Why you should care about the failure of FTX (even if you don't care about crypto)
If you want to protect yourself against wealth destruction
Investor confidence in crypto is at an all-time low. This comes as no surprise after FTX became the latest crypto exchange to collapse.
The total market capitalization of digital assets has fallen this month below $800 billion, a level not seen since early 2021.
Are things as rosy as they seem?
It all seemed so rosy for FTX in the early days, with positive developments such as:
FTX was the second largest crypto exchange, only behind Binance.
Sam Bankman-Fried (Founder and CEO) enjoyed a god-like status in crypto
High profile backing including Temasek, Softbank, Sequoia Capital, BlackRock
With the above in mind, it was hard to foresee the collapse happening.
What happened?
Binance decided to dump their holdings of about 23 million FTT tokens. This was because FTX has been lobbying regulators against it, and also due to FTX’s poor financial conditions.
This huge dump caused the price of FTT to drop double-digits in a day.
The selling eventually snowballed, leading to other investors selling their FTT tokens, which in turn plummeted the value of FTX’s sister company, Alameda. Alameda, holds about half of its assets in FTT (FTX tokens).
The chain of events led to FTX holding back customers’ deposits.
Poor Risk Management
It is only now we know how bad the risk management was.
The reserves were not backed by stable currencies but by volatile tokens. The vulnerability was understated.
It’s likely that FTX’s collapse will cause investors to withdraw from other exchanges. This is similar to the spiral effect caused by a bank run.
If FTX can fail, the smaller players definitely could.
Failure of Corporate Controls
The new FTX CEO, John Ray, is the same person who restructured Enron after its scandal.
This is what he said:
“Never in my career have I seen such a complete failure of corporate controls”

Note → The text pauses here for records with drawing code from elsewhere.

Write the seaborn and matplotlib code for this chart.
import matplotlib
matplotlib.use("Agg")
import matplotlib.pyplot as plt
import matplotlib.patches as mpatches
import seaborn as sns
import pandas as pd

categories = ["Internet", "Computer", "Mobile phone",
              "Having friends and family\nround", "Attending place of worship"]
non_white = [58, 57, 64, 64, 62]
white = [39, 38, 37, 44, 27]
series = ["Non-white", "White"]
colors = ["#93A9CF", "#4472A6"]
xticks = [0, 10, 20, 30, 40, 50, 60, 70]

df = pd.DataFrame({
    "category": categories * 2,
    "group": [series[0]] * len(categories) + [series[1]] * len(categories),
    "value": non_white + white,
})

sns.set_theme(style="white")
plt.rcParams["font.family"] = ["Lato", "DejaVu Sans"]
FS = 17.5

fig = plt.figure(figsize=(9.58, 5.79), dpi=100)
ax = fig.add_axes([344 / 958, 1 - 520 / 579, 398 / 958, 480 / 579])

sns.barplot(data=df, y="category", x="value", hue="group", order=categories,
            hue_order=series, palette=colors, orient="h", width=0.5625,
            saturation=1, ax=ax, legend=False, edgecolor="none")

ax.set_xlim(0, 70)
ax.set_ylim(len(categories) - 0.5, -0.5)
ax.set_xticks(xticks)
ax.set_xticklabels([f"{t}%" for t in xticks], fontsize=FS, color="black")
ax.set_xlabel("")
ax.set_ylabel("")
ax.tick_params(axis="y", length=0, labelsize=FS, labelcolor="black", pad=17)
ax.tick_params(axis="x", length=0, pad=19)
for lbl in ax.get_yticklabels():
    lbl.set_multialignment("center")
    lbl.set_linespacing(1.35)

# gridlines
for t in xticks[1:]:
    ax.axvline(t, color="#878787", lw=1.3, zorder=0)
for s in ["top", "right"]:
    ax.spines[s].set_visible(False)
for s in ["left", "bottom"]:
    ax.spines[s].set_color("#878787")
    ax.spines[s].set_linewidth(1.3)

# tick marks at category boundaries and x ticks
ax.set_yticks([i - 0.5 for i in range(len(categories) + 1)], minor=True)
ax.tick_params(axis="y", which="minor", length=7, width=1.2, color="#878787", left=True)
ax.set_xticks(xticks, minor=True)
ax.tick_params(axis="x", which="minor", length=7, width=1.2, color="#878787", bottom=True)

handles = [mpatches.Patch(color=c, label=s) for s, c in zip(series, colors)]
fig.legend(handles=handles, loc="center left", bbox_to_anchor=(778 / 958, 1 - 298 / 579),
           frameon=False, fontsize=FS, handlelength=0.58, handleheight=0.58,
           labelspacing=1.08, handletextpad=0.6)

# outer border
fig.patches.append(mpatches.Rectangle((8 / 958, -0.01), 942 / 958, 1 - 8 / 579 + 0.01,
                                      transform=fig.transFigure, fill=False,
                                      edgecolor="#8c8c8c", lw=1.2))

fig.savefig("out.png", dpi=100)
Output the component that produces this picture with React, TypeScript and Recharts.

The bankruptcy filing report highlighted the company’s lack of controls.
Here’re some of the biggest ones.
No cash management system
Can you imagine expense reports being approved by emojis over chat? Would you trust such a company?
1 billion personal loan to SBF was no big deal
It’s crazy that a loan of this magnitude was just a footnote. It’s as if $1 billion is so immaterial that it’s not worth mentioning.
No audit trial
Communications set to auto-delete after a set period of time?
Unless there was something that SBF was trying to hide, I don’t see any motivation behind doing this.
Auditors’ office in metaverse
The reliability of the audits performed by this firm, whose headquarters is in the metaverse, is questionable.
Who are FTX’s employees?
You’re running a multi-billion dollar company and you don’t even know who works for you?
Key lessons
The downfall of FTX has taught investors some important lessons.
These are as applicable to investing in stocks (and all other assets) as they are for crypto.
Don’t invest in things you don’t understand
The ‘shiny object syndrome’ is real (especially in the crypto world).
As tempting as it is to look for the next big thing, sticking to the boring things that you understand pays dividends (pun intended).
Nothing is too big to fail
If big names like Temasek and Blackrock are investors, nothing can go wrong, right?
Wrong.
Big names can make mistakes too. The difference is that these big companies can recover from their mistakes.
For example, Temasek’s investment in FTX amounts to $275 million. While this might seem like a big nominal amount, it only represents less than 2% of Temasek’s portfolio.
Which brings us nicely to our next point
Always practice proper risk management
Risk management is all about portfolio sizing.
Never be too confident about something to go all in.
Never let one wrong investment destroy your entire wealth.